Thursday, January 27, 2011

Prompt entry #2 - Sojourner

(Italicized portions are taken from Lisa Knopp's The Nature of Home: a Lexicon and Essays)

At the heart of the Old Frisian sojorner or sojourner is the word journey. The Low or Late Latin root of this word is diurnation, "a day's travel or work." 

Thirty minutes south of Bozeman on route 191, there's a turnoff across from an unnamed road. The road winds through the Flying D ranch (Ted Turner's quarter million acre plot) and up to the base of the Spanish Peaks, but that's not what we're after. From the turnoff, you have to find somewhere to fjord the Gallatin River – that is, after most of the snows have melted and the Spring runoff is done. The waters are quick and deep enough to pull you under once you near the far bank, so look sharp and stay steady. Keep your gear above your head. Keep it dry. Suit up again once you're on the bank and make your way upstream. The next tributary is the mouth of Squaw Creek, and that's where you really start. These waters are clear, cool, and hyaline in the estival heat of a high-country June. This is where you should start, string up a fly-line, and watch for the caddis and mayflies hatching on the slack water behind rocks and along the banks. If the action is good and the trout are rising, it will take all day to make it to the lake.

A sojourner is one who resides for a while in a place that is not her home among a people who see her as neither native nor alien.

No one else resides here. And no one ever fishes here – at least, none that you'll ever see. This stretch is tough to get to, and easy to never know was there. There's a forestry service rescue outpost here, half a mile or so north at Storm Castle, a megalithic bulge rimmed with palisades on three sides; a forbidding hunk of rock that looms behind me with a terrible sovereignty about it. No people here, but always the threat of grizzlies, the occasional moose, and mule deer passing like phantoms through the evergreens, more likely to be heard than seen. I keep fishing, laying line into the currents, an eye and ear kept open for bear, and I remember what my father told me. He had been fishing somewhere upstream from here when a grizzly came upon him fishing at a bend. My father lowered his rod onto the grasses beside him, careful to make no sudden moves. The bear was just across the stream, five yards or so, and more than capable enough to dash through the waters and strike him down in a moment. Standing slowly again, my father kept eye contact and began to step carefully backwards into the trees behind him. With no apparent anger, the bear reared onto its hind legs, arms folded up against its chest, and huffed a few deep breaths at him before lowering again, turning, and disappearing into the brush. He knew my father was no native to those woods, but neither did he pursue him as a threat.

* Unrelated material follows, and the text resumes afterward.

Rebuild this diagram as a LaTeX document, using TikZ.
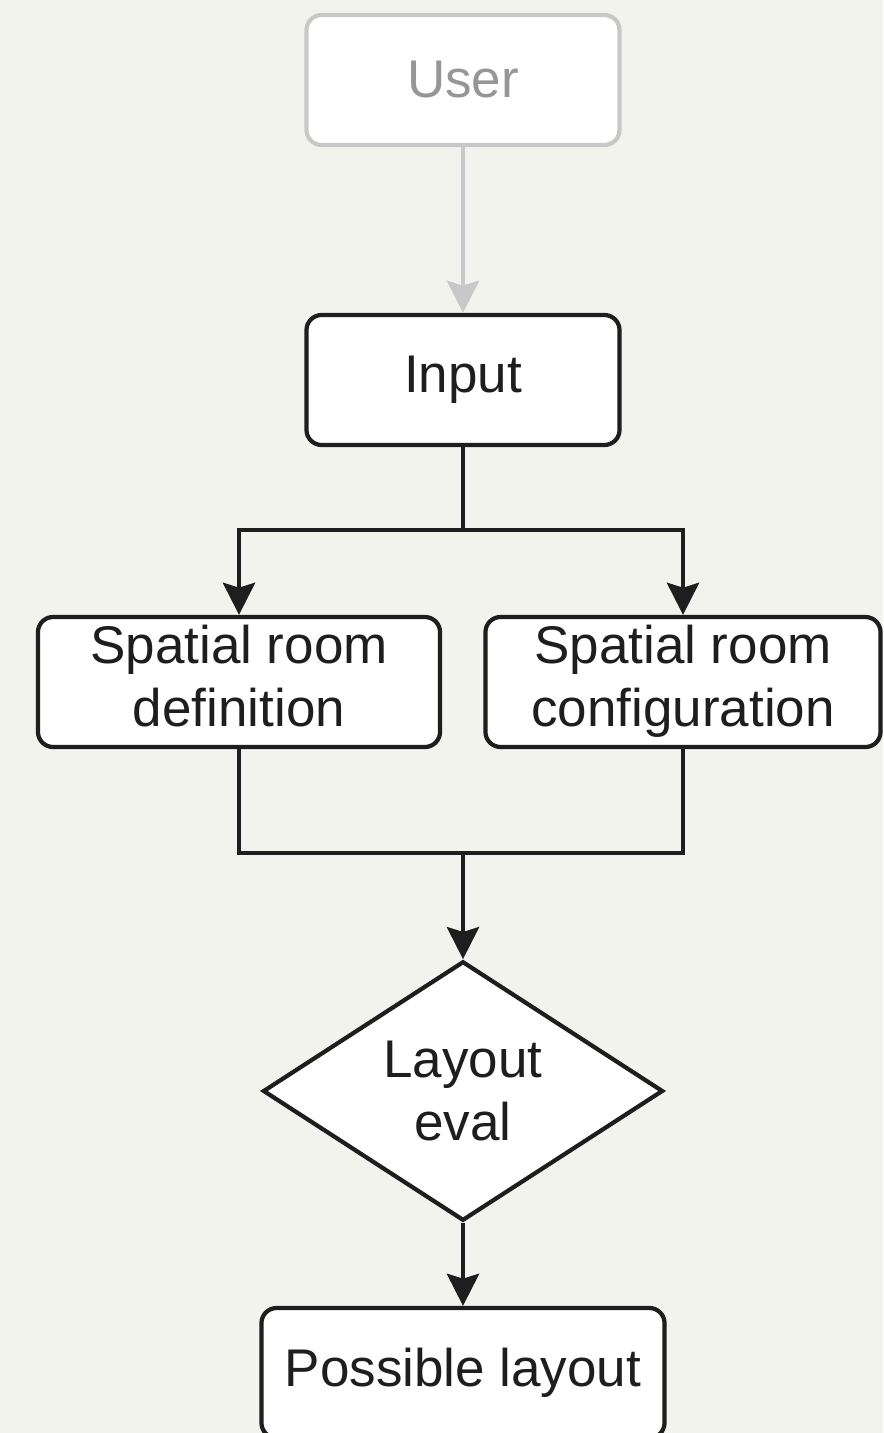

A sojourner is someone trying to go home again or trying to find a place and people that could become home.

Past Storm Castle is Purdy Creek, then Line Creek at Spire Rock and Mica Creek all to your left. Take the tributary to the right after Mica, an unnamed stream that leads sharply up one side of Garnet Mountain. It takes all day to get here, if you're doing it right; all day to reach Rat Lake and the meadows that surround it. It is a lovely scene, a gentle sloping depression vaulted up above the canyons and streams, half way up Garnet Mountain amidst its stillness and quiet. The lake itself is relatively shallow, tinted a milky green for most of the year – the result of slow out-flow and the buildup of algeas and such. Pitch a tent on the eastern edge to catch the last of the setting sun and prepare to hike back downstream in the morning. 


No, I don't live here, but there's something akin to home in the still and the quiet of the Gallatins. Something that could be home.

2 comments:

Melanie Dylan Fox said...

Hmm, "something that could be home." You'll have me thinking a long, long time on that...

Sarah Mach said...

I love the tone of this entry...like a survival handbook mixed with a nature memoir. I can sense the appreciation for the wildness of this place, the Gallitin River...the potential danger of the current, the bear encounter. It was really interesting, later in the entry,when this outdoor, wild place took on a ghosttown quality: "No one else resides here" and the "phantom" reference.